The dirty work that God commands of Israel is to protect the poor and vulnerable of society – to ensure that each person who honestly desires it may come and eat at the banquet table. In ancient Israel, the middle class and wealthy had become like spoiled children, feeling entitled to feasting at the greatest banquet Israel had ever experienced without attending to God’s most basic, bedrock Code of Honor and Loyalty: to protect and defend the most vulnerable in society; “to let justice roll down like a river, and righteousness like an ever flowing stream.” (Amos 5:25) If you want to know what God of Amos thinks of a society that blames the poor and vulnerable for their plight without distinction and fails to address the systemic evils that keep them that way, just look at Daniel Kaffee through the eyes of Col. Jessup and multiply the anger by a thousand times.

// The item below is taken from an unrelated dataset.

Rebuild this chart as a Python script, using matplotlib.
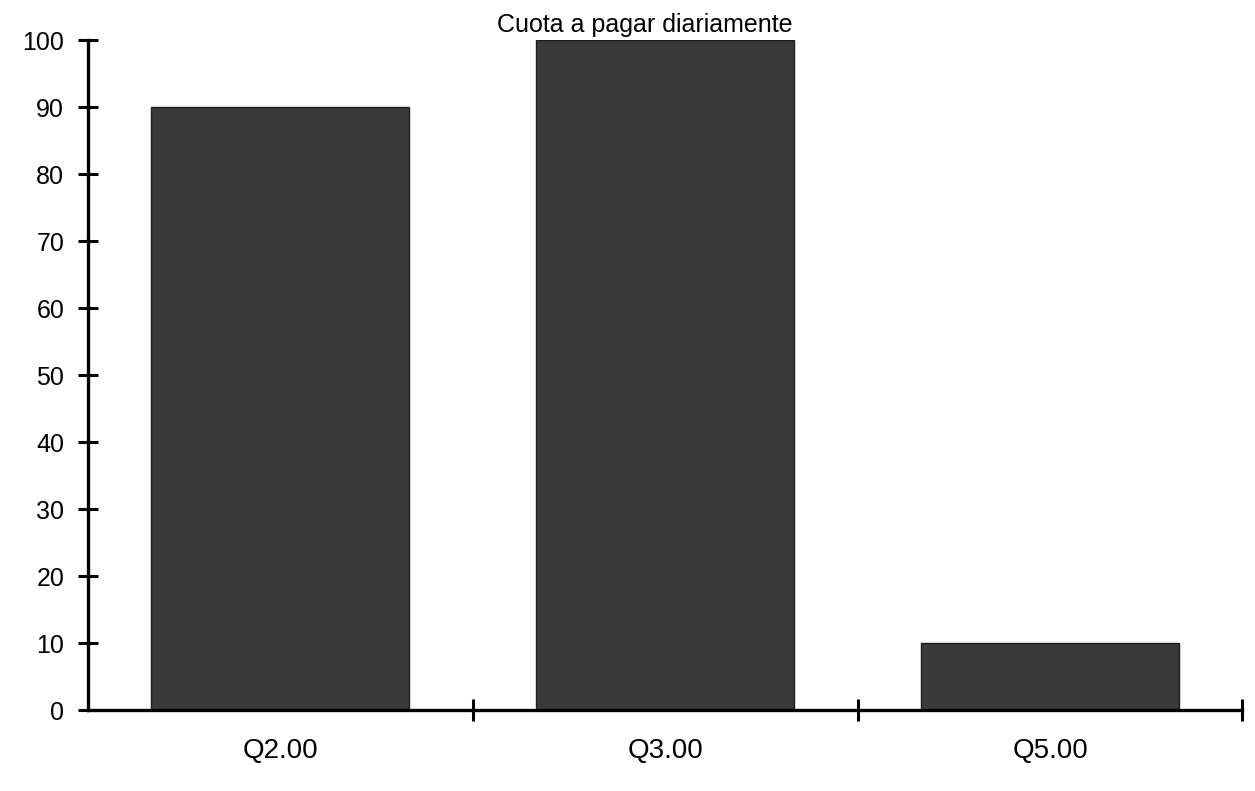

Of course, if you’re familiar with the film, you also know that Col. Jessep has his own problems. Similarly, this view of God that Amos conveys has problems as well. As Christians, we read scripture through the lens of Jesus. It colors our vision in a particular way, revealing aspects of God’s nature and character that may not be apparent apart from the view that Jesus provides.

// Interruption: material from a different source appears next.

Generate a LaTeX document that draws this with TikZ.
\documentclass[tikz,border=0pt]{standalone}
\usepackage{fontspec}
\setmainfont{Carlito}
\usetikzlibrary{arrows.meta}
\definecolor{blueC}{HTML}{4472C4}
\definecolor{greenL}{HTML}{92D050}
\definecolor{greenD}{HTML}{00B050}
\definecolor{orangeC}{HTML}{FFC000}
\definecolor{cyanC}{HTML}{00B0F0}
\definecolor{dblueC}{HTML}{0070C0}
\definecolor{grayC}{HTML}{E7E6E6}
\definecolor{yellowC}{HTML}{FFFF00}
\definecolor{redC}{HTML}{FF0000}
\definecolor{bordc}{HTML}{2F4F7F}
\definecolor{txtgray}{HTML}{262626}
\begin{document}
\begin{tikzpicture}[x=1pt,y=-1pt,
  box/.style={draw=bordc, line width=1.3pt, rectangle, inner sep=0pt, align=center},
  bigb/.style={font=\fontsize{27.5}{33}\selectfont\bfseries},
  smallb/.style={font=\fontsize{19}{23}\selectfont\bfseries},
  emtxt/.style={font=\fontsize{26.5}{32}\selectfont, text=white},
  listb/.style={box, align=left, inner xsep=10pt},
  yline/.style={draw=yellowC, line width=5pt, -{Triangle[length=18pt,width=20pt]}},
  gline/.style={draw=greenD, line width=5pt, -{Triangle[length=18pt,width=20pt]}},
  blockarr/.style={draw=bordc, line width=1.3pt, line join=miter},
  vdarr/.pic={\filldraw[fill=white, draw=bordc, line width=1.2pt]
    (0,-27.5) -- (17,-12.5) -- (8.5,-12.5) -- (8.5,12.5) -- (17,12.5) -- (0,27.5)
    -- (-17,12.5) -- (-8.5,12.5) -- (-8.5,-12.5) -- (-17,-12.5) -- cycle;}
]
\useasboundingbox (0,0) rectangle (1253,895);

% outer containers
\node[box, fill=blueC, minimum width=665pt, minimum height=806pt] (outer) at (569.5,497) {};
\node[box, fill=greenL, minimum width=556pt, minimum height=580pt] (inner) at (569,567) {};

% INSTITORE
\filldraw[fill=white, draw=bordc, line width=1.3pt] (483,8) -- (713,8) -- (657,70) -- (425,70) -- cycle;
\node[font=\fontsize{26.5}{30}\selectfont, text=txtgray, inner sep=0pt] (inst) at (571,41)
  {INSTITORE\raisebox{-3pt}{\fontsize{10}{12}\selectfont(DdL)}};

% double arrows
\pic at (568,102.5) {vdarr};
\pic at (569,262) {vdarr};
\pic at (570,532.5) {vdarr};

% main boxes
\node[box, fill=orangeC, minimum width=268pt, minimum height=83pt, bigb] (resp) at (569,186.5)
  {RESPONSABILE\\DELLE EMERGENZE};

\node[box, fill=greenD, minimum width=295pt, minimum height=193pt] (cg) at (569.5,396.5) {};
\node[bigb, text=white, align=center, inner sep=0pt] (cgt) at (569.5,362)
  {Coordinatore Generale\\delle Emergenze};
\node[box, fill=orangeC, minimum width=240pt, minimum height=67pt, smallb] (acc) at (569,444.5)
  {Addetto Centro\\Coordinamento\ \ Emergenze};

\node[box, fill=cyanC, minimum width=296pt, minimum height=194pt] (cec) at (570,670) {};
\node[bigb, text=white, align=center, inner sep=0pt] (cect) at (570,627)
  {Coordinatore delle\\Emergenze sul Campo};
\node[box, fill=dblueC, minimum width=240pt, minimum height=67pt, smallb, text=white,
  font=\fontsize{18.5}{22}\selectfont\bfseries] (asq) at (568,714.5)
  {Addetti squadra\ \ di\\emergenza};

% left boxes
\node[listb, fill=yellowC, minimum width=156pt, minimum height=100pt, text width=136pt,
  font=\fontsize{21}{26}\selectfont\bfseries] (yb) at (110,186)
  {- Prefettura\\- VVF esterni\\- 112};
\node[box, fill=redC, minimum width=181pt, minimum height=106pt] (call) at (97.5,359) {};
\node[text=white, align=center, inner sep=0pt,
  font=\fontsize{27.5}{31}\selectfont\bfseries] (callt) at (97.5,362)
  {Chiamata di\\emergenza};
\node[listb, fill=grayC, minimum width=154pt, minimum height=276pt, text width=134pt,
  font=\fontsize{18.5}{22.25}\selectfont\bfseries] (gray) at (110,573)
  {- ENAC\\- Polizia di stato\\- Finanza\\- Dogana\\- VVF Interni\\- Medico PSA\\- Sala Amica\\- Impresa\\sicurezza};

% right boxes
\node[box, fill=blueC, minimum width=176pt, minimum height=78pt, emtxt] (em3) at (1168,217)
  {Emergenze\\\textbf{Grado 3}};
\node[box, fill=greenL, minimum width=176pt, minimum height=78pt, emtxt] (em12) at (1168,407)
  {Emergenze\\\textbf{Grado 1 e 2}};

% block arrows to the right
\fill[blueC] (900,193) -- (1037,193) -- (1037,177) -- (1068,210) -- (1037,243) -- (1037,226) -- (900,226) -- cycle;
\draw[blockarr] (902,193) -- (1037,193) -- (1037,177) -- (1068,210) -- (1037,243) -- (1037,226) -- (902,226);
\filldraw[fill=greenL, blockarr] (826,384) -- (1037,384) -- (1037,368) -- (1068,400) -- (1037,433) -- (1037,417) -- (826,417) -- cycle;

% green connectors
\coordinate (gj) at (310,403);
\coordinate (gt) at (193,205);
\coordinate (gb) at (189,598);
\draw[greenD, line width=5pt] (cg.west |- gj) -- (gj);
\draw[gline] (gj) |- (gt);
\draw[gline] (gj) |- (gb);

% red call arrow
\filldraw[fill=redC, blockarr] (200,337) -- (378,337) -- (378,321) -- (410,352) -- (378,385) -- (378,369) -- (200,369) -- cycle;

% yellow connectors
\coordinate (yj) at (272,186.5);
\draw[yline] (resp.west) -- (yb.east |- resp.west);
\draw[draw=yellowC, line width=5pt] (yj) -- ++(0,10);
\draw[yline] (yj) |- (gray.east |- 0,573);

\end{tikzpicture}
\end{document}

In response to our assumption that the elect of God are entitled to the greatest banquet that the world has to offer, we find in Jesus someone who said that if we want to become great in God’s eyes, we must serve others, not be served by them. In response to our assumption that those whom God considers special are entitled to take the highest place in society, Jesus took the lowest place. And in response to our insatiable desire to grab everything within our reach at the table of plenty and desire more besides, Jesus modeled what it is like to live into our fullest humanity by providing table fellowship to those excluded from that very table. And, most importantly for all of us, in response to those “chosen people of God” who did not fulfill God’s most basic requirements to love their neighbor as themselves, God in Jesus went to the Cross. God broke God’s own body and shed God’s own blood – not for the righteous, but for all of us.

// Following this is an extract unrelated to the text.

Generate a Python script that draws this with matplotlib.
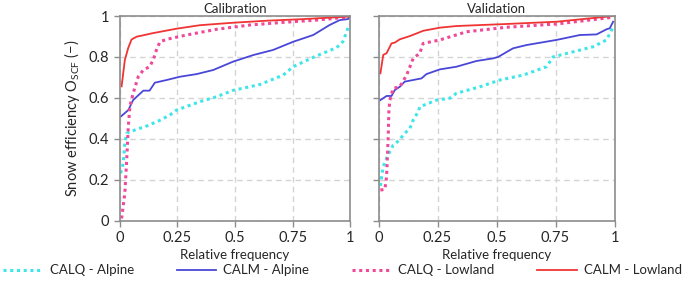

The truth that we can’t handle is that when it comes to defending the rights and privileges we feel we are entitled to as God’s “chosen people,” we prefer Jessup to Jesus. We want someone who will do whatever is necessary to ensure that the party goes on, the banquet continues, and our particularly high estimation of ourselves in relation to others goes unchallenged. But when it comes to defending the actual values God displays throughout scripture – values that define Honor, Code, and Loyalty in terms of defending and protecting the poor and vulnerable of society and making a place at the table for all – we hope and pray that God is not remotely like Jessup.
The God revealed in Jesus is not Colonel Jessup projected onto the heavens. God in Jesus went to the Cross for Colonel Jessup. And for Daniel Kaffee. And for you. And for me. God’s love has been poured out for all. The responsibility that comes with this blessing is to take up our own Crosses and follow. The route to new life is not through conquering our enemies, but through surrendering to a love that is beyond our wildest imagination to conceive and loving our neighbor as we have been loved.
In this respect, John Winthrop knew quite well the Code we are to Honor to which God commands our Loyalty:
For this end we must be knit together. We must entertain each other in brotherly affection. We must be willing to give up our superfluities to supply others’ necessities … We must delight in each other; make others’ conditions our own; rejoice together, mourn together, labor and suffer together … So shall we keep the unity of the spirit in the bond of peace.